To be done: Copy nothing but the text: repeat each entry exactly and drop the images.
╭─ Listing
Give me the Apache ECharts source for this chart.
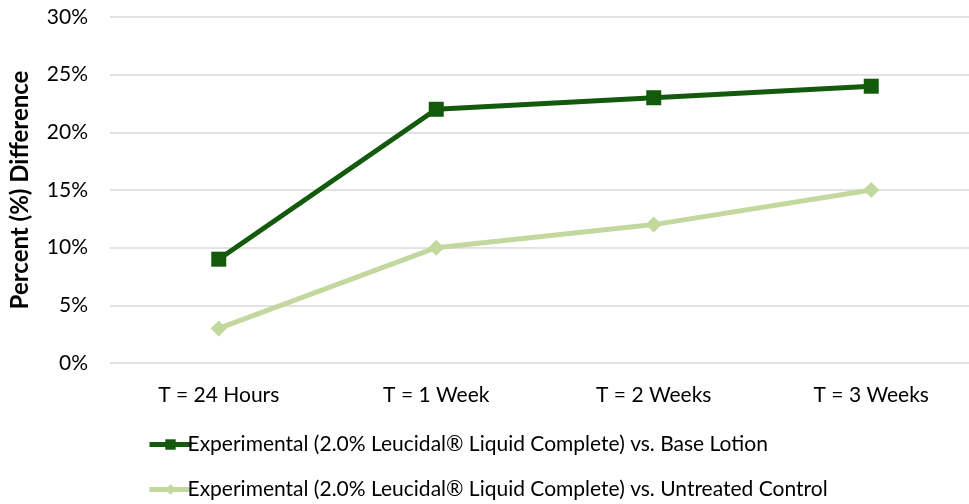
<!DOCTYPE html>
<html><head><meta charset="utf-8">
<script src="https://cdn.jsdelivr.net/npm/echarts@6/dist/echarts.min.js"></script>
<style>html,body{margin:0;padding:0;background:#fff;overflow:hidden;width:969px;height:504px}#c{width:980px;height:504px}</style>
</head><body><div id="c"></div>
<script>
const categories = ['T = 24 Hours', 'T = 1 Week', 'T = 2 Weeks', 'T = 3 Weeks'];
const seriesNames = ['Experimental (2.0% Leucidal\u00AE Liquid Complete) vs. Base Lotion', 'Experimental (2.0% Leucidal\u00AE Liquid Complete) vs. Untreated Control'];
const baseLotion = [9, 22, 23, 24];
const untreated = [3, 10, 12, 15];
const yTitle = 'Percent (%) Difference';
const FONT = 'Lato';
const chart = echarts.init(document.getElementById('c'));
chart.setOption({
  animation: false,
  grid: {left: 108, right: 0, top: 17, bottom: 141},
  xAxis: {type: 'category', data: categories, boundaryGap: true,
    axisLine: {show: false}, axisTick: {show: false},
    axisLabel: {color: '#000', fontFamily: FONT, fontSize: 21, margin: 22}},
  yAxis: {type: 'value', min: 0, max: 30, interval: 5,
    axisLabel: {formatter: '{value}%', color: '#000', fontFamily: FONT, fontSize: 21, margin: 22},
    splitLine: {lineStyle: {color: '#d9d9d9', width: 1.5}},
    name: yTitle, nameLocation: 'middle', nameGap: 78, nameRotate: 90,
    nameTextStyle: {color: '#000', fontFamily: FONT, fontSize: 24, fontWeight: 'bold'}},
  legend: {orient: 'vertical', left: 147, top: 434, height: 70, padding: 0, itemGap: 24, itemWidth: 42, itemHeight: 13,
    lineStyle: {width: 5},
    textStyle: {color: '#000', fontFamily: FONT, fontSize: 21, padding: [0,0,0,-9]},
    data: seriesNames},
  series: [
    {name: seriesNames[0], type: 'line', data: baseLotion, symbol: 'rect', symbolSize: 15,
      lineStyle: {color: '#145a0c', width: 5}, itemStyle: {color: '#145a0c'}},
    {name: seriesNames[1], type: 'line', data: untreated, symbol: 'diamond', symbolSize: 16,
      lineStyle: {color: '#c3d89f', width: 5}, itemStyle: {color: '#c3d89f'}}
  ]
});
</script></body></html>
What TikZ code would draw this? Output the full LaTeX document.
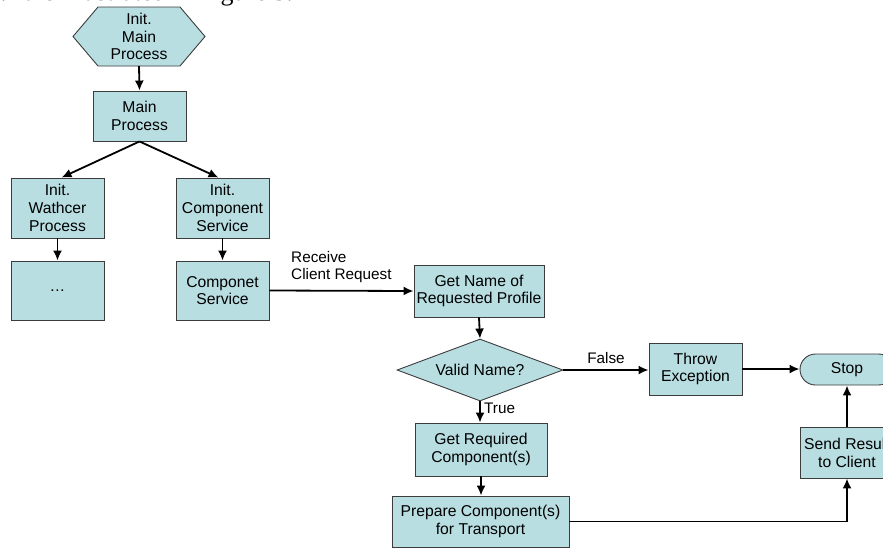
╰─
Exercise response:
Give me the Apache ECharts source for this chart.
<!DOCTYPE html>
<html><head><meta charset="utf-8">
<script src="https://cdn.jsdelivr.net/npm/echarts@6/dist/echarts.min.js"></script>
<style>html,body{margin:0;padding:0;background:#fff;overflow:hidden;width:969px;height:504px}#c{width:980px;height:504px}</style>
</head><body><div id="c"></div>
<script>
const categories = ['T = 24 Hours', 'T = 1 Week', 'T = 2 Weeks', 'T = 3 Weeks'];
const seriesNames = ['Experimental (2.0% Leucidal\u00AE Liquid Complete) vs. Base Lotion', 'Experimental (2.0% Leucidal\u00AE Liquid Complete) vs. Untreated Control'];
const baseLotion = [9, 22, 23, 24];
const untreated = [3, 10, 12, 15];
const yTitle = 'Percent (%) Difference';
const FONT = 'Lato';
const chart = echarts.init(document.getElementById('c'));
chart.setOption({
  animation: false,
  grid: {left: 108, right: 0, top: 17, bottom: 141},
  xAxis: {type: 'category', data: categories, boundaryGap: true,
    axisLine: {show: false}, axisTick: {show: false},
    axisLabel: {color: '#000', fontFamily: FONT, fontSize: 21, margin: 22}},
  yAxis: {type: 'value', min: 0, max: 30, interval: 5,
    axisLabel: {formatter: '{value}%', color: '#000', fontFamily: FONT, fontSize: 21, margin: 22},
    splitLine: {lineStyle: {color: '#d9d9d9', width: 1.5}},
    name: yTitle, nameLocation: 'middle', nameGap: 78, nameRotate: 90,
    nameTextStyle: {color: '#000', fontFamily: FONT, fontSize: 24, fontWeight: 'bold'}},
  legend: {orient: 'vertical', left: 147, top: 434, height: 70, padding: 0, itemGap: 24, itemWidth: 42, itemHeight: 13,
    lineStyle: {width: 5},
    textStyle: {color: '#000', fontFamily: FONT, fontSize: 21, padding: [0,0,0,-9]},
    data: seriesNames},
  series: [
    {name: seriesNames[0], type: 'line', data: baseLotion, symbol: 'rect', symbolSize: 15,
      lineStyle: {color: '#145a0c', width: 5}, itemStyle: {color: '#145a0c'}},
    {name: seriesNames[1], type: 'line', data: untreated, symbol: 'diamond', symbolSize: 16,
      lineStyle: {color: '#c3d89f', width: 5}, itemStyle: {color: '#c3d89f'}}
  ]
});
</script></body></html>
What TikZ code would draw this? Output the full LaTeX document.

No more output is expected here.